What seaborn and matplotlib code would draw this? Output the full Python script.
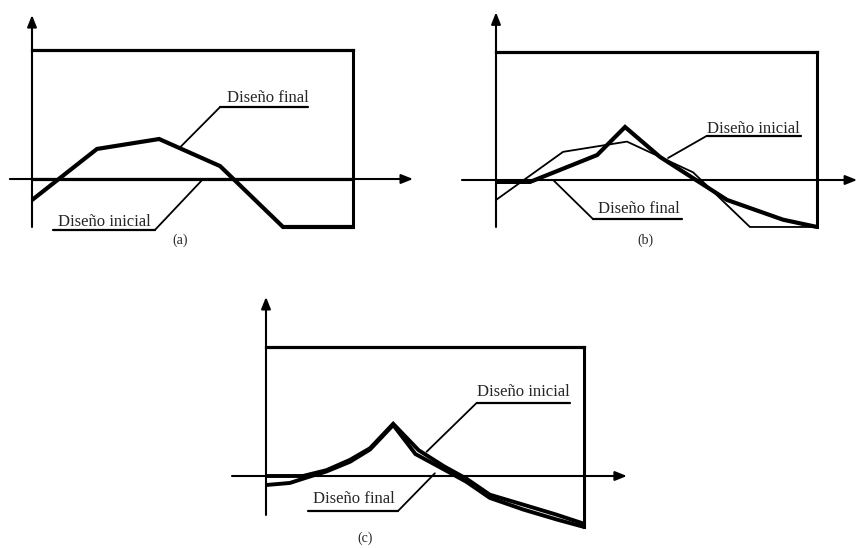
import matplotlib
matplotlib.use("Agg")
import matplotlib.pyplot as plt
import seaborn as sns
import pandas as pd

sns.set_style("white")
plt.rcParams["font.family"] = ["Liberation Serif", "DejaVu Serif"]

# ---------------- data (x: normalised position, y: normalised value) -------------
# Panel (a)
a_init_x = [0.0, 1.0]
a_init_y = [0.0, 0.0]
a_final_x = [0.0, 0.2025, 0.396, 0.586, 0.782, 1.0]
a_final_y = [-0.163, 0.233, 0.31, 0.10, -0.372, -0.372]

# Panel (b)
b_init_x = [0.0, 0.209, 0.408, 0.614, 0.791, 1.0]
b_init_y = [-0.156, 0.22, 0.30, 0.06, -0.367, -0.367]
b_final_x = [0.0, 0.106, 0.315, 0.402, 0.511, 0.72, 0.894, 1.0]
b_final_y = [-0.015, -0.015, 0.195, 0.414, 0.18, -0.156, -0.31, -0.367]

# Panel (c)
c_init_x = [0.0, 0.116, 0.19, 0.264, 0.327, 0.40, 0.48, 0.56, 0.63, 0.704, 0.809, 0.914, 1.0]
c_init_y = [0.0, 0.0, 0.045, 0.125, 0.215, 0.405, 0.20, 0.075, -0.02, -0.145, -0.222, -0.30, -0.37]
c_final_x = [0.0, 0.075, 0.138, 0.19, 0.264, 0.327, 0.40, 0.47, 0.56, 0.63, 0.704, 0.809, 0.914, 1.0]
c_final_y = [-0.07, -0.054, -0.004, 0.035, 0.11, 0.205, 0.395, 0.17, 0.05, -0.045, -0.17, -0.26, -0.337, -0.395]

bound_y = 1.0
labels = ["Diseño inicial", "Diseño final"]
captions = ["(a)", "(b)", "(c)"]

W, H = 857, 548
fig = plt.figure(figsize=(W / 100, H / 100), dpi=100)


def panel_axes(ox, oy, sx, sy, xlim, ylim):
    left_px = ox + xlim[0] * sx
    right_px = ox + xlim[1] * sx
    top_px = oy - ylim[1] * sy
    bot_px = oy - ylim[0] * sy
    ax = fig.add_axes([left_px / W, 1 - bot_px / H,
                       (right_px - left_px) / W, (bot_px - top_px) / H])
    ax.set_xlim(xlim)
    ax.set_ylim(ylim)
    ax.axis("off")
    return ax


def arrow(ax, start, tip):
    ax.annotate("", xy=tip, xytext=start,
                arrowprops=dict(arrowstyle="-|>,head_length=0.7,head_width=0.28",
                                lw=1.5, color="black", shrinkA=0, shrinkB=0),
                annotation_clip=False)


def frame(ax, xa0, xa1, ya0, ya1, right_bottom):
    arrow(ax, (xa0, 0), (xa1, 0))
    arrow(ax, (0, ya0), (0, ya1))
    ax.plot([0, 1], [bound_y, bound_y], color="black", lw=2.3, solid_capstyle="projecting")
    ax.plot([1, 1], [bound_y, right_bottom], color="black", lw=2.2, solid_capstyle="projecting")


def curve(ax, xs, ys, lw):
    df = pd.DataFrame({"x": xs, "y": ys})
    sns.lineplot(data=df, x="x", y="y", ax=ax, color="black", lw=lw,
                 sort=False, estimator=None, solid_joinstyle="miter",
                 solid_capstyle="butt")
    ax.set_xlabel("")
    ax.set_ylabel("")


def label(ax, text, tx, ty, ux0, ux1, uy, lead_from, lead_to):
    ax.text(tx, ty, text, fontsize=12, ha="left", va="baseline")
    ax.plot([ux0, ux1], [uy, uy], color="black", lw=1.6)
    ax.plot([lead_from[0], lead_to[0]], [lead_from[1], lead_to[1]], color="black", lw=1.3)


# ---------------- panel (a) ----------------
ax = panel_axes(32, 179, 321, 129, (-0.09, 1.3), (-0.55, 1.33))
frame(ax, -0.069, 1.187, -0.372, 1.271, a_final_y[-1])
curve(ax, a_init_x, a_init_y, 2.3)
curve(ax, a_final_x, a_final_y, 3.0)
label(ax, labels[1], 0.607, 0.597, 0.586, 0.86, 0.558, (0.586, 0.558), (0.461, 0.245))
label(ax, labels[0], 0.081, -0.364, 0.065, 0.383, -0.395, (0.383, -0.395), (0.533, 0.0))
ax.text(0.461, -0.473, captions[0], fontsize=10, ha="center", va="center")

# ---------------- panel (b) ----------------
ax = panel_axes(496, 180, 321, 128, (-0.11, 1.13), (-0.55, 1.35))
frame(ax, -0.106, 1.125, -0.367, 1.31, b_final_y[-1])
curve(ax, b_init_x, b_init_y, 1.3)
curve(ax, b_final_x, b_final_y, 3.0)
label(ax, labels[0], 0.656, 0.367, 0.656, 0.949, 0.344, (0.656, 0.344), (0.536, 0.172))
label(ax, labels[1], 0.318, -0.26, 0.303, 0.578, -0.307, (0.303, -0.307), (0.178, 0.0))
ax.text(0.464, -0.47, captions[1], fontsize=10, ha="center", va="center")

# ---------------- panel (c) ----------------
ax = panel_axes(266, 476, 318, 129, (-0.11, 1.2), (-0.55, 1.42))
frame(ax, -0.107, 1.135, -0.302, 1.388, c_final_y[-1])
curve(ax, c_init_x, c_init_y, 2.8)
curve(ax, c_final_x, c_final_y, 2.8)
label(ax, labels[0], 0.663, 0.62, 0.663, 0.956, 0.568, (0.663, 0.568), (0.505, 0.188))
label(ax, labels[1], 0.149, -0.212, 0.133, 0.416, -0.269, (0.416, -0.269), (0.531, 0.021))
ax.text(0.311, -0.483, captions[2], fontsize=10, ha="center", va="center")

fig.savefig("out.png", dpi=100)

┄┄┄┄┄┄┄┄┄┄┄┄┄┄┄┄┄┄┄┄

(EXERCISE AIM) Leave out the pictures and repeat exactly the lines from the start of the material through the line that contains "-0.156, -0.31, -0.367]", both included.

(SOLUTION TO THE EXERCISE)
What seaborn and matplotlib code would draw this? Output the full Python script.
import matplotlib
matplotlib.use("Agg")
import matplotlib.pyplot as plt
import seaborn as sns
import pandas as pd

sns.set_style("white")
plt.rcParams["font.family"] = ["Liberation Serif", "DejaVu Serif"]

# ---------------- data (x: normalised position, y: normalised value) -------------
# Panel (a)
a_init_x = [0.0, 1.0]
a_init_y = [0.0, 0.0]
a_final_x = [0.0, 0.2025, 0.396, 0.586, 0.782, 1.0]
a_final_y = [-0.163, 0.233, 0.31, 0.10, -0.372, -0.372]

# Panel (b)
b_init_x = [0.0, 0.209, 0.408, 0.614, 0.791, 1.0]
b_init_y = [-0.156, 0.22, 0.30, 0.06, -0.367, -0.367]
b_final_x = [0.0, 0.106, 0.315, 0.402, 0.511, 0.72, 0.894, 1.0]
b_final_y = [-0.015, -0.015, 0.195, 0.414, 0.18, -0.156, -0.31, -0.367]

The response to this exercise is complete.